14 thoughts on “Guest Post Lizzie Lamb on Comfort Reading”

    • Hi Ros, I have a feeling that I’ve seen the movie (?) Wish I had more time to read these days – too busy writing my own novels. LOL – and reading and reviewing friends’, too.

      • The movie is a golden oldie but the book is so much better because you can’t SEE the people. The movie had to change things for that reason.

  • Lizzie and I have talked books so many times, and this blog post is interesting in so many ways! I always love to hear her expert opinion. I hope no one will ever ask me to choose between the thousands of books I have read in my life, in fact my top ten actually lists at least thirty books LOL. As usual, though, the very first book that comes to mind is A Tree Grows in Brooklin. I’ve read it over and over and over again and it never ceases to amaze me.

  • I love to read my favourite children’s books when I need a quick boost: Anne of Green Gables and Heidi always transport me. However, I do enjoy Wuthering Heights and Lucinda Reilly’s books. Recently, I have discovered the fun of Lizzie Lamb’s books. I am in awe of her storytelling and wonderful humour – l adore the sparks that fly in the dialogue.

    • Rosie Travers says:

      I’ve moved house so many time I’ve had to sacrifice a lot of books along the way which is how this feature originated – thinking about the books I’ve insisted on keeping despite moves.

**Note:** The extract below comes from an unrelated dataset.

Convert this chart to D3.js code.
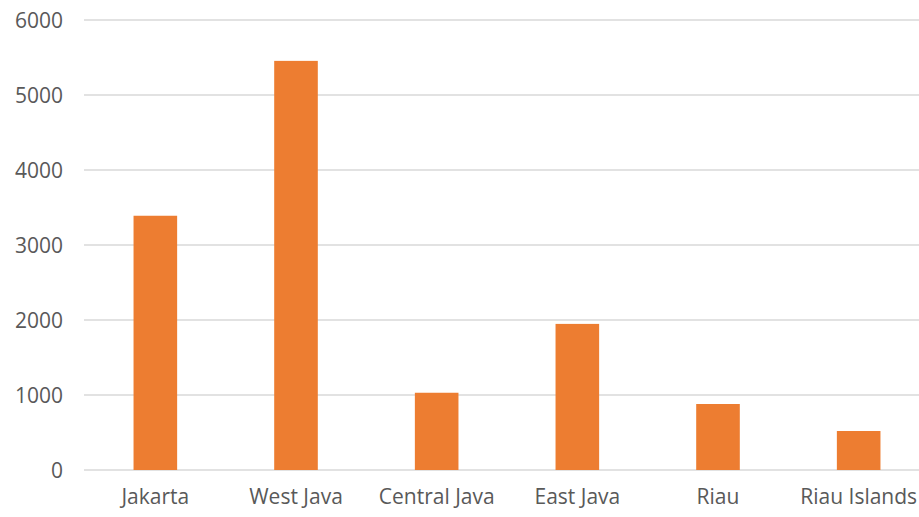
<!DOCTYPE html>
<html>
<head>
<meta charset="utf-8">
<script src="https://cdn.jsdelivr.net/npm/d3@7"></script>
<style>
  body { margin: 0; background: #fff; }
  svg { display: block; }
  text { font-family: "Open Sans", sans-serif; fill: #595959; }
</style>
</head>
<body>
<svg id="chart" width="919" height="517"></svg>
<script>
// chart data
let regions = ['Jakarta', 'West Java', 'Central Java', 'East Java', 'Riau', 'Riau Islands']
let counts = [3390, 5455, 1030, 1948, 880, 520]
let yTicks = [0, 1000, 2000, 3000, 4000, 5000, 6000]

let svg = d3.select('#chart')

let x = d3.scaleBand()
    .domain(regions)
    .range([85, 929])
    .paddingInner(0.69)
    .paddingOuter(0.345)

let y = d3.scaleLinear()
    .domain([0, 6000])
    .range([470, 20])

// gridlines
svg.append('g')
    .selectAll('line')
    .data(yTicks)
    .enter()
    .append('line')
    .attr('x1', 84)
    .attr('x2', 919)
    .attr('y1', (d) => y(d))
    .attr('y2', (d) => y(d))
    .attr('stroke', '#d9d9d9')
    .attr('stroke-width', 1.3)

// y axis labels
let yAxis = d3.axisLeft(y).tickValues(yTicks).tickFormat(d3.format('d')).tickSize(0).tickPadding(0)
let yg = svg.append('g')
    .attr('transform', 'translate(63,0)')
    .call(yAxis)
yg.select('.domain').remove()
yg.selectAll('text')
    .style('font-size', '21px')
    .attr('dy', '0.35em')

// bars
svg.append('g')
    .selectAll('rect')
    .data(regions)
    .enter()
    .append('rect')
    .attr('x', (d) => x(d))
    .attr('width', x.bandwidth())
    .attr('y', (d, i) => y(counts[i]))
    .attr('height', (d, i) => y(0) - y(counts[i]))
    .attr('fill', '#ed7d31')

// category labels
let xAxis = d3.axisBottom(x).tickSize(0).tickPadding(0)
let xg = svg.append('g')
    .attr('transform', 'translate(0,489)')
    .call(xAxis)
xg.select('.domain').remove()
xg.selectAll('text')
    .style('font-size', '21px')
    .attr('dy', '0.71em')
</script>
</body>
</html>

Sadly I don’t have any childhood books left!

      • Rosie, getting rid of books is so sad. Over the years I’ve sent sackloads to charity shops. But it has to be done. But, as I said in the blog there are some I just can’t bear to part with.

    • Dear Jessie, you are so kind. I must admit that I do have an overdeveloped sense of humour and am able to hone it on my husband who has a very dry wit. All good practice for writing dialogue. I loved your debut novel and am looking forward to reading #2 in due course.

  • Fascinating post. Lizzie’s taste has always been wide and eclectic!! Love her books. My own all-time fave – The Dud Avocado – is on her list. (The author was once married to Kenneth Tynan.) Am on my 3rd (much-guarded) copy.

  • My favourite comfort reads are – well, firstly, the Bible, after that, Pride and Prejudice which I re-read from time to time, also Middlemarch and Anne of Green Gables. I also look for a nice romantic escapist novel especially in the depths of winter!

    • I’ve been reading for as long as I can remember. I can’t recall being ‘able’ to read, just being able to do it. I must admit that, to give my eyes a rest after a hard day’s writing I do turn to TV more and more, especially movies . Thanks for joining in, Sheila.